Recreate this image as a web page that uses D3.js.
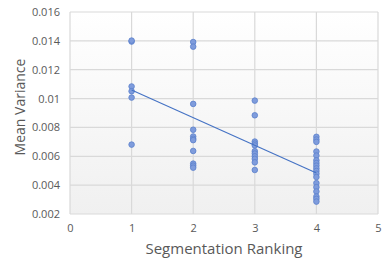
<!DOCTYPE html>
<html>
<head>
<meta charset="utf-8">
<script src="https://cdn.jsdelivr.net/npm/d3@7"></script>
<style>
  body { margin: 0; background: #fff; }
  text { font-family: "Open Sans", "Noto Sans", sans-serif; }
</style>
</head>
<body>
<div id="chart"></div>
<script>
// values (x = ranking, y = mean variance)
const rank1 = [0.01395, 0.01402, 0.01084, 0.01051, 0.01007, 0.00681];
const rank2 = [0.01392, 0.01360, 0.00963, 0.00784, 0.00737, 0.00721, 0.00712, 0.00637, 0.00549, 0.00535, 0.00521];
const rank3 = [0.00986, 0.00884, 0.00702, 0.00688, 0.00675, 0.00635, 0.00619, 0.00600, 0.00582, 0.00558, 0.00505];
const rank4 = [0.00735, 0.00716, 0.00700, 0.00633, 0.00605, 0.00572, 0.00553, 0.00535, 0.00516, 0.00498,
               0.00479, 0.00456, 0.00414, 0.00386, 0.00356, 0.00321, 0.00305, 0.00286];
const trendX = [1, 4];
const trendY = [0.0106, 0.00484];
const xTicks = [0, 1, 2, 3, 4, 5];
const yTicks = [0.002, 0.004, 0.006, 0.008, 0.01, 0.012, 0.014, 0.016];

const margin = { top: 12, right: 11, bottom: 55, left: 70 },
    width = 389 - margin.left - margin.right,
    height = 269 - margin.top - margin.bottom;

const svg = d3.select("#chart")
    .append("svg")
    .attr("width", 389)
    .attr("height", 269)
    .append("g")
    .attr("transform", `translate(${margin.left},${margin.top})`);

const x = d3.scaleLinear().domain([0, 5]).range([0, width]);
const y = d3.scaleLinear().domain([0.002, 0.016]).range([height, 0]);

// plot area background, faint fade to grey at the bottom
const grad = svg.append("defs").append("linearGradient")
    .attr("id", "bg").attr("x1", 0).attr("y1", 0).attr("x2", 0).attr("y2", 1);
grad.append("stop").attr("offset", "0%").attr("stop-color", "#ffffff");
grad.append("stop").attr("offset", "100%").attr("stop-color", "#f0f0f0");
svg.append("rect")
    .attr("width", width)
    .attr("height", height)
    .attr("fill", "url(#bg)");

// gridlines
svg.append("g")
    .selectAll("line")
    .data(yTicks)
    .join("line")
    .attr("x1", 0).attr("x2", width)
    .attr("y1", d => y(d)).attr("y2", d => y(d))
    .attr("stroke", "#d9d9d9")
    .attr("stroke-width", 1.2);
svg.append("g")
    .selectAll("line")
    .data(xTicks)
    .join("line")
    .attr("x1", d => x(d)).attr("x2", d => x(d))
    .attr("y1", 0).attr("y2", height)
    .attr("stroke", "#d9d9d9")
    .attr("stroke-width", 1.2);

// axes (labels only, Excel style)
const yAxis = svg.append("g")
    .call(d3.axisLeft(y).tickValues(yTicks).tickSize(0).tickPadding(10)
        .tickFormat(d => d === 0.01 ? "0.01" : d3.format(".3f")(d)));
yAxis.select(".domain").remove();
yAxis.selectAll("text")
    .attr("fill", "#595959")
    .style("font-size", "11px");

const xAxis = svg.append("g")
    .attr("transform", `translate(0,${height})`)
    .call(d3.axisBottom(x).tickValues(xTicks).tickSize(0).tickPadding(10)
        .tickFormat(d3.format("d")));
xAxis.select(".domain").remove();
xAxis.selectAll("text")
    .attr("fill", "#595959")
    .style("font-size", "11px");

// points
const points = [rank1, rank2, rank3, rank4]
    .flatMap((vals, i) => vals.map(v => ({ rank: i + 1, value: v })));

svg.append("g")
    .selectAll("circle")
    .data(points)
    .join("circle")
    .attr("cx", d => x(d.rank))
    .attr("cy", d => y(d.value))
    .attr("r", 2.8)
    .attr("fill", "#7f9cdc")
    .attr("stroke", "#5b80cc")
    .attr("stroke-width", 0.8);

// linear trendline
svg.append("line")
    .attr("x1", x(trendX[0])).attr("y1", y(trendY[0]))
    .attr("x2", x(trendX[1])).attr("y2", y(trendY[1]))
    .attr("stroke", "#4472c4")
    .attr("stroke-width", 1.1);

// axis titles
svg.append("text")
    .attr("x", width / 2)
    .attr("y", height + 40)
    .attr("text-anchor", "middle")
    .attr("fill", "#595959")
    .style("font-size", "15px")
    .text("Segmentation Ranking");

svg.append("text")
    .attr("transform", `translate(${-45},${height / 2 - 6}) rotate(-90)`)
    .attr("text-anchor", "middle")
    .attr("fill", "#595959")
    .style("font-size", "14px")
    .text("Mean Variance");
</script>
</body>
</html>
━━━━
From the material above, reproduce everything verbatim except the pictures.

Correct output:
Recreate this image as a web page that uses D3.js.
<!DOCTYPE html>
<html>
<head>
<meta charset="utf-8">
<script src="https://cdn.jsdelivr.net/npm/d3@7"></script>
<style>
  body { margin: 0; background: #fff; }
  text { font-family: "Open Sans", "Noto Sans", sans-serif; }
</style>
</head>
<body>
<div id="chart"></div>
<script>
// values (x = ranking, y = mean variance)
const rank1 = [0.01395, 0.01402, 0.01084, 0.01051, 0.01007, 0.00681];
const rank2 = [0.01392, 0.01360, 0.00963, 0.00784, 0.00737, 0.00721, 0.00712, 0.00637, 0.00549, 0.00535, 0.00521];
const rank3 = [0.00986, 0.00884, 0.00702, 0.00688, 0.00675, 0.00635, 0.00619, 0.00600, 0.00582, 0.00558, 0.00505];
const rank4 = [0.00735, 0.00716, 0.00700, 0.00633, 0.00605, 0.00572, 0.00553, 0.00535, 0.00516, 0.00498,
               0.00479, 0.00456, 0.00414, 0.00386, 0.00356, 0.00321, 0.00305, 0.00286];
const trendX = [1, 4];
const trendY = [0.0106, 0.00484];
const xTicks = [0, 1, 2, 3, 4, 5];
const yTicks = [0.002, 0.004, 0.006, 0.008, 0.01, 0.012, 0.014, 0.016];

const margin = { top: 12, right: 11, bottom: 55, left: 70 },
    width = 389 - margin.left - margin.right,
    height = 269 - margin.top - margin.bottom;

const svg = d3.select("#chart")
    .append("svg")
    .attr("width", 389)
    .attr("height", 269)
    .append("g")
    .attr("transform", `translate(${margin.left},${margin.top})`);

const x = d3.scaleLinear().domain([0, 5]).range([0, width]);
const y = d3.scaleLinear().domain([0.002, 0.016]).range([height, 0]);

// plot area background, faint fade to grey at the bottom
const grad = svg.append("defs").append("linearGradient")
    .attr("id", "bg").attr("x1", 0).attr("y1", 0).attr("x2", 0).attr("y2", 1);
grad.append("stop").attr("offset", "0%").attr("stop-color", "#ffffff");
grad.append("stop").attr("offset", "100%").attr("stop-color", "#f0f0f0");
svg.append("rect")
    .attr("width", width)
    .attr("height", height)
    .attr("fill", "url(#bg)");

// gridlines
svg.append("g")
    .selectAll("line")
    .data(yTicks)
    .join("line")
    .attr("x1", 0).attr("x2", width)
    .attr("y1", d => y(d)).attr("y2", d => y(d))
    .attr("stroke", "#d9d9d9")
    .attr("stroke-width", 1.2);
svg.append("g")
    .selectAll("line")
    .data(xTicks)
    .join("line")
    .attr("x1", d => x(d)).attr("x2", d => x(d))
    .attr("y1", 0).attr("y2", height)
    .attr("stroke", "#d9d9d9")
    .attr("stroke-width", 1.2);

// axes (labels only, Excel style)
const yAxis = svg.append("g")
    .call(d3.axisLeft(y).tickValues(yTicks).tickSize(0).tickPadding(10)
        .tickFormat(d => d === 0.01 ? "0.01" : d3.format(".3f")(d)));
yAxis.select(".domain").remove();
yAxis.selectAll("text")
    .attr("fill", "#595959")
    .style("font-size", "11px");

const xAxis = svg.append("g")
    .attr("transform", `translate(0,${height})`)
    .call(d3.axisBottom(x).tickValues(xTicks).tickSize(0).tickPadding(10)
        .tickFormat(d3.format("d")));
xAxis.select(".domain").remove();
xAxis.selectAll("text")
    .attr("fill", "#595959")
    .style("font-size", "11px");

// points
const points = [rank1, rank2, rank3, rank4]
    .flatMap((vals, i) => vals.map(v => ({ rank: i + 1, value: v })));

svg.append("g")
    .selectAll("circle")
    .data(points)
    .join("circle")
    .attr("cx", d => x(d.rank))
    .attr("cy", d => y(d.value))
    .attr("r", 2.8)
    .attr("fill", "#7f9cdc")
    .attr("stroke", "#5b80cc")
    .attr("stroke-width", 0.8);

// linear trendline
svg.append("line")
    .attr("x1", x(trendX[0])).attr("y1", y(trendY[0]))
    .attr("x2", x(trendX[1])).attr("y2", y(trendY[1]))
    .attr("stroke", "#4472c4")
    .attr("stroke-width", 1.1);

// axis titles
svg.append("text")
    .attr("x", width / 2)
    .attr("y", height + 40)
    .attr("text-anchor", "middle")
    .attr("fill", "#595959")
    .style("font-size", "15px")
    .text("Segmentation Ranking");

svg.append("text")
    .attr("transform", `translate(${-45},${height / 2 - 6}) rotate(-90)`)
    .attr("text-anchor", "middle")
    .attr("fill", "#595959")
    .style("font-size", "14px")
    .text("Mean Variance");
</script>
</body>
</html>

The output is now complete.